Yenilenebilir enerjide güneş parlıyor
Ülkemizin güneş potansiyeli ve enerjiye duyduğu yüksek düzeydeki ihtiyacın, Türkiye’yi önümüzdeki 10 yılda Avrupa kıtasında yapılması planlanan en büyük enerji yatırımlarına ev sahipliği yapacağını savunan bildirgede güneş enerjisi üretimi ve yatırımlarına birçok yeni oluşumların çok yakın olduğu belirtiliyor. Lisanssız elektrik üretiminde üst sınırın 1 MW’a çıkarılması ile birlikte ülkemizin yenilenebilir enerjide kurulu güç kapasitesinin hızla artacağı, yıl sonunda 1000 MW güce ulaşılabileceği, lisanssız Güneş Enerjisi Santrali (GES) projelerinin lisanslı GES projelerini geçebileceği, rüzgar yatırımcılarının lisanssız elektrik üretimi sektöründe artık daha aktif olabileceği, yenilenebilir deki kapasitemizden yararlanma paydamızın artabileceği sıralanıyor. Ayrıca rüzgar enerjisi yatırımları için maliyetlerin artık daha ekonomik hale geldiği ve gelişen teknolojilerle rüzgar enerjisi sektöründe verimliliğin arttığı olumlu gelişmeler arasında sayılıyor.

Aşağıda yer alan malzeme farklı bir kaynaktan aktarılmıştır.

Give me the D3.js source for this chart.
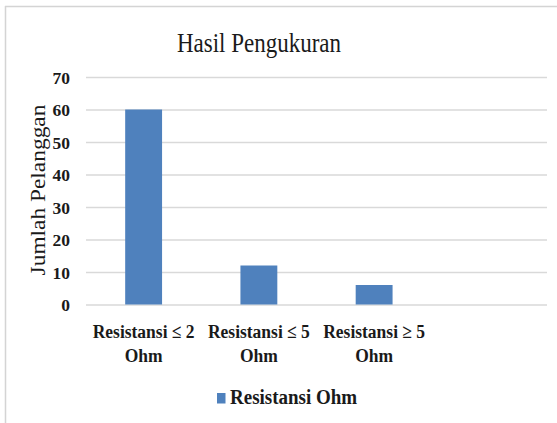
<!DOCTYPE html>
<html>
<head>
<meta charset="utf-8">
<script src="https://cdn.jsdelivr.net/npm/d3@7"></script>
<style>
  html, body { margin: 0; padding: 0; background: #fff; }
  svg { display: block; }
  text { font-family: "Liberation Serif", "Times New Roman", serif; fill: #1a1a1a; }
</style>
</head>
<body>
<svg id="chart" width="557" height="423"></svg>
<script>
const chartTitle = "Hasil Pengukuran";
const yTitle = "Jumlah Pelanggan";
const seriesName = "Resistansi Ohm";
const categories = ["Resistansi ≤ 2 Ohm", "Resistansi ≤ 5 Ohm", "Resistansi ≥ 5 Ohm", ""];
const values = [60, 12, 6, null];
const yTicks = [0, 10, 20, 30, 40, 50, 60, 70];

const svg = d3.select("#chart");
const W = 557, H = 423;
const plot = { left: 86, right: 547, top: 77, bottom: 304.5 };

// frame (top and left edges visible)
svg.append("line").attr("x1", 5).attr("x2", W).attr("y1", 6.5).attr("y2", 6.5)
  .attr("stroke", "#d4d4d4").attr("stroke-width", 1.5);
svg.append("line").attr("x1", 5.5).attr("x2", 5.5).attr("y1", 6).attr("y2", H)
  .attr("stroke", "#d4d4d4").attr("stroke-width", 1.5);

const y = d3.scaleLinear().domain([0, 70]).range([plot.bottom, plot.top]);
const x = d3.scaleBand().domain(categories.map((c, i) => i))
  .range([plot.left, plot.right]).paddingInner(0.68).paddingOuter(0.34);

// gridlines
const grid = svg.append("g").attr("transform", `translate(${plot.left},0)`)
  .call(d3.axisLeft(y).tickValues(yTicks).tickSize(-(plot.right - plot.left)).tickFormat(""));
grid.select(".domain").remove();
grid.selectAll(".tick line").attr("stroke", "#d9d9d9").attr("stroke-width", 1.3);

// y tick labels
const yAxis = svg.append("g").attr("transform", `translate(70,0)`)
  .call(d3.axisLeft(y).tickValues(yTicks).tickSize(0).tickPadding(0));
yAxis.select(".domain").remove();
yAxis.selectAll(".tick text")
  .attr("font-family", "Liberation Serif").attr("font-size", 17.5).attr("font-weight", "bold")
  .attr("fill", "#1a1a1a").attr("dy", "0.35em");

// bars
svg.append("g").selectAll("rect")
  .data(values.map((v, i) => ({ i, v })).filter(d => d.v != null))
  .join("rect")
  .attr("x", d => x(d.i))
  .attr("width", x.bandwidth())
  .attr("y", d => y(d.v))
  .attr("height", d => y(0) - y(d.v))
  .attr("fill", "#4F81BD");

// x labels (two lines)
const xl = svg.append("g").selectAll("text")
  .data(categories.map((c, i) => ({ c, i })).filter(d => d.c))
  .join("text")
  .attr("text-anchor", "middle")
  .attr("font-size", 17.5).attr("font-weight", "bold")
  .attr("transform", d => `translate(${x(d.i) + x.bandwidth() / 2},0) scale(1,1.1)`);
xl.each(function (d) {
  const idx = d.c.lastIndexOf(" Ohm");
  const lines = [d.c.slice(0, idx), d.c.slice(idx + 1)];
  d3.select(this).selectAll("tspan").data(lines).join("tspan")
    .attr("x", 0).attr("y", (l, k) => (338 + k * 24) / 1.1).text(l => l);
});

// title
svg.append("text")
  .attr("text-anchor", "middle").attr("font-size", 23)
  .attr("transform", "translate(259,52) scale(1,1.17)")
  .text(chartTitle);

// y title
svg.append("text")
  .attr("text-anchor", "middle").attr("font-size", 20)
  .attr("transform", "translate(45,190) rotate(-90) scale(1.17,1)")
  .text(yTitle);

// legend
svg.append("rect").attr("x", 217).attr("y", 393).attr("width", 8.5).attr("height", 10.5)
  .attr("fill", "#4F81BD");
svg.append("text").attr("font-size", 19).attr("font-weight", "bold")
  .attr("transform", "translate(230,404) scale(1,1.08)")
  .text(seriesName);
</script>
</body>
</html>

Ekonomi ve istihdamda kömürün kilit rolü
Bildirgenin kömürle ilgili bölümünde kömür santrallerinin istihdam sağlama konusunda ekonomiye çok fayda sağladığı ve her 1 MW’lık santral için 4 kişinin istihdam edilebileceği sonucuna varılıyor. Kömür santrallerinin doğalgaz santrallerine göre daha çok yan sanayiye ihtiyaç duyduğu, dolayısıyla bundan sonraki süreçlerde ekonomiyi kalkındırmak adına kömüre daha çok destek verilmesi öneriliyor.
Kojenerasyon her yerde
Sadece yenilenebilir enerji kaynaklarının artırılmasıyla gaz ithalatının engellenemeyeceği, buna ilaveten yüksek verimlilik ve enerji yoğunluğunun azaltılmasına yarayan kojenerasyonun da önemli bir çare olarak görülebileceği bildirgede vurgulanan çözümlerden bir diğeri. Önceleri sadece endüstriyel alanda uygulanan kojenerasyon teknolojilerinin, artık konutlar, hastaneler, AVM’ler, oteller ve okullarda da uygulanıyor olmasının önemli olduğu ifade ediliyor, ancak açıklayıcı yönetmeliklerle kojenerasyonun daha iyi aydınlatılması gerektiğinin de altı çiziliyor.
Nükleer dikkatle incelenmeli
Bildirgede son olarak, nükleer enerjinin mevcut durum analizinden, işletilmesine ve yeni yapılacak santrallere kadar birçok konunun ve sürecin dikkatlice incelenmesi gerektiği belirtiliyor.